Mon amant de Saint Jean

Simbolo di una Parigi storica che non c’è più, quella romantica e dagli occhi languidi, questa canzone ha fatto la storia e resta un caposaldo della cultura d’oltralpe.

Suonata in ogni bistrot e in ogni treno della metro dalle orchestrine di tzigani di passaggio, la si ascolta ormai sovrapensiero e senza interesse, destino amaro di alcuni altri classici come da noi potrebbe essere ‘Nel blu dipinto di blu’.

Uscì nel lontano 1942 l’Amant de Saint Jean, con le parole scritte da Léon Angel e l’accompagnamento musicale, un valzer, di Emile Carrara.

In questi 70 anni l’hanno interpretata in tanti, anche se nell’immaginario colletivo resta stampata la versione magica di Edith Piaf, con la sua voce drammatica e struggente che la colloca perfettamente nel periodo della seconda guerra mondiale.

Fu ripresa nel 1980 dal maestro François Truffaut per il film ‘Le Métro’ e nel 2002 è stata nuovamente proposta da un interprete di spicco della scena musicale francese contemporanea, Patrick Bruel.

Un evergreen insomma, una canzone che -credo- conosciamo anche in Italia, o quanto meno quelli che come me sono un po’ più avanti negli anni…
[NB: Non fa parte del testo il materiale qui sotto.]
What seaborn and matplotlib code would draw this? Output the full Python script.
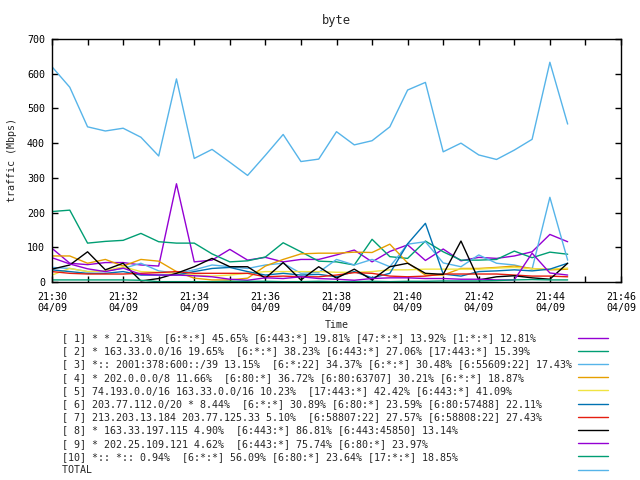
import pandas as pd
import matplotlib
matplotlib.use("Agg")
import matplotlib.pyplot as plt
import matplotlib.dates as mdates
import seaborn as sns

# samples every 30 s from 21:30
times = pd.date_range("2024-04-09 21:30:00", periods=30, freq="30s")

labels = [
    "[ 1] * * 21.31%  [6:*:*] 45.65% [6:443:*] 19.81% [47:*:*] 13.92% [1:*:*] 12.81%",
    "[ 2] * 163.33.0.0/16 19.65%  [6:*:*] 38.23% [6:443:*] 27.06% [17:443:*] 15.39%",
    "[ 3] *:: 2001:378:600::/39 13.15%  [6:*:22] 34.37% [6:*:*] 30.48% [6:55609:22] 17.43%",
    "[ 4] * 202.0.0.0/8 11.66%  [6:80:*] 36.72% [6:80:63707] 30.21% [6:*:*] 18.87%",
    "[ 5] 74.193.0.0/16 163.33.0.0/16 10.23%  [17:443:*] 42.42% [6:443:*] 41.09%",
    "[ 6] 203.77.112.0/20 * 8.44%  [6:*:*] 30.89% [6:80:*] 23.59% [6:80:57488] 22.11%",
    "[ 7] 213.203.13.184 203.77.125.33 5.10%  [6:58807:22] 27.57% [6:58808:22] 27.43%",
    "[ 8] * 163.33.197.115 4.90%  [6:443:*] 86.81% [6:443:45850] 13.14%",
    "[ 9] * 202.25.109.121 4.62%  [6:443:*] 75.74% [6:80:*] 23.97%",
    "[10] *:: *:: 0.94%  [6:*:*] 56.09% [6:80:*] 23.64% [17:*:*] 18.85%",
    "TOTAL",
]

s1 = [97, 54, 50, 56, 56, 49, 46, 283, 58, 63, 94, 63, 71, 58, 65,
      65, 78, 92, 58, 88, 107, 62, 95, 61, 71, 68, 75, 87, 137, 116]
s2 = [203, 207, 112, 117, 120, 140, 116, 112, 112, 81, 58, 61, 72, 113, 87,
      60, 58, 49, 123, 73, 68, 118, 87, 63, 63, 65, 89, 70, 86, 80]
s3 = [42, 39, 30, 32, 39, 54, 32, 25, 35, 49, 44, 39, 49, 54, 25,
      28, 65, 49, 65, 44, 109, 116, 55, 44, 78, 54, 49, 37, 244, 63]
s4 = [75, 75, 54, 65, 46, 65, 60, 30, 11, 6, 6, 11, 46, 65, 81,
      83, 83, 86, 85, 109, 55, 20, 20, 39, 39, 42, 46, 39, 35, 37]
s5 = [20, 39, 30, 32, 44, 30, 28, 25, 20, 17, 20, 25, 30, 30, 30,
      30, 28, 28, 30, 35, 35, 37, 37, 37, 37, 40, 42, 38, 37, 40]
s6 = [35, 30, 25, 25, 30, 20, 20, 20, 30, 39, 42, 30, 20, 25, 20,
      22, 15, 30, 12, 25, 110, 169, 23, 17, 30, 32, 35, 32, 37, 54]
s7 = [30, 25, 23, 23, 23, 25, 27, 30, 25, 25, 25, 25, 15, 17, 15,
      15, 20, 27, 25, 17, 15, 17, 23, 23, 23, 23, 20, 17, 17, 15]
s8 = [37, 49, 87, 35, 54, 3, 10, 25, 44, 68, 44, 44, 11, 56, 6,
      44, 11, 37, 6, 44, 54, 25, 22, 118, 6, 15, 18, 12, 8, 54]
s9 = [70, 52, 38, 30, 40, 22, 20, 20, 18, 15, 8, 5, 12, 10, 15,
      10, 8, 5, 10, 12, 12, 10, 10, 8, 8, 6, 6, 83, 26, 20]
s10 = [6, 6, 6, 6, 6, 5, 1, 1, 1, 1, 2, 2, 2, 1, 1,
       2, 1, 1, 2, 1, 2, 2, 3, 3, 3, 4, 6, 7, 6, 6]
total = [620, 561, 447, 435, 443, 417, 363, 585, 356, 382, 345, 307, 365, 425, 347,
         354, 433, 395, 407, 447, 553, 575, 375, 400, 366, 353, 380, 411, 633, 455]

series = [s1, s2, s3, s4, s5, s6, s7, s8, s9, s10, total]
colors = ["#9400d3", "#009e73", "#56b4e9", "#e69f00", "#f0e442", "#0072b2",
          "#e51e10", "#000000", "#9400d3", "#009e73", "#56b4e9"]

sns.set_style("ticks")
plt.rcParams["font.family"] = ["DejaVu Sans Mono"]
plt.rcParams["font.size"] = 7.2

frames = []
for lab, vals in zip(labels, series):
    frames.append(pd.DataFrame({"Time": times, "traffic": vals, "series": lab}))
df = pd.concat(frames, ignore_index=True)

fig = plt.figure(figsize=(6.4, 4.8), dpi=100)
ax = fig.add_axes([52 / 640, 1 - 282 / 480, (621 - 52) / 640, (282 - 39) / 480])
sns.lineplot(data=df, x="Time", y="traffic", hue="series", hue_order=labels,
             palette=colors, lw=1, ax=ax, legend=False, sort=False, errorbar=None)

ax.set_xlim(times[0], pd.Timestamp("2024-04-09 21:46:00"))
ax.set_ylim(0, 700)
ax.set_yticks(range(0, 701, 100))
ax.xaxis.set_major_locator(mdates.MinuteLocator(byminute=range(0, 60, 2)))
ax.xaxis.set_minor_locator(mdates.MinuteLocator())
ax.xaxis.set_major_formatter(mdates.DateFormatter("%H:%M\n%m/%d"))
ax.tick_params(which="both", direction="in", top=True, right=True,
               length=4, width=1, color="black", labelcolor="black")
ax.tick_params(axis="x", pad=7)
ax.tick_params(axis="y", pad=5)
for sp in ax.spines.values():
    sp.set_visible(True)
    sp.set_color("black")
    sp.set_linewidth(1)

ax.set_title("byte", pad=11)
ax.set_xlabel("Time", labelpad=5)
ax.set_ylabel("traffic (Mbps)", labelpad=7)

width = max(len(l) for l in labels)
padded = [l.ljust(width) for l in labels]
fig.legend(ax.get_lines(), padded, loc="upper left",
           bbox_to_anchor=(62 / 640, 1 - 333 / 480), frameon=False,
           markerfirst=False, handlelength=3.0, handletextpad=0.6,
           labelspacing=0.32, borderpad=0, borderaxespad=0, fontsize=7.2)

fig.savefig("out.png", dpi=100)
Mi metto a leggere il testo per capire le parole. Neanche a dirlo, grande allegria. Sono le parole disilluse di una ragazza che a Sain Jean incontra un tipo, lo immagino come un bel tenebroso dell’epoca, e con lui si concede un ballo e poi un bacio di quelli che fanno girare la testa. Come non credere alle ‘dolci parole d’amore / quando sono dette con gli occhi’? Come non cedere senza volontà a quei baci del più bello di Saint Jean? Ma l’amore come incanta così illude, e oggi che quel ragazzo non c’è ‘non parliamone più / è il tempo che fu’.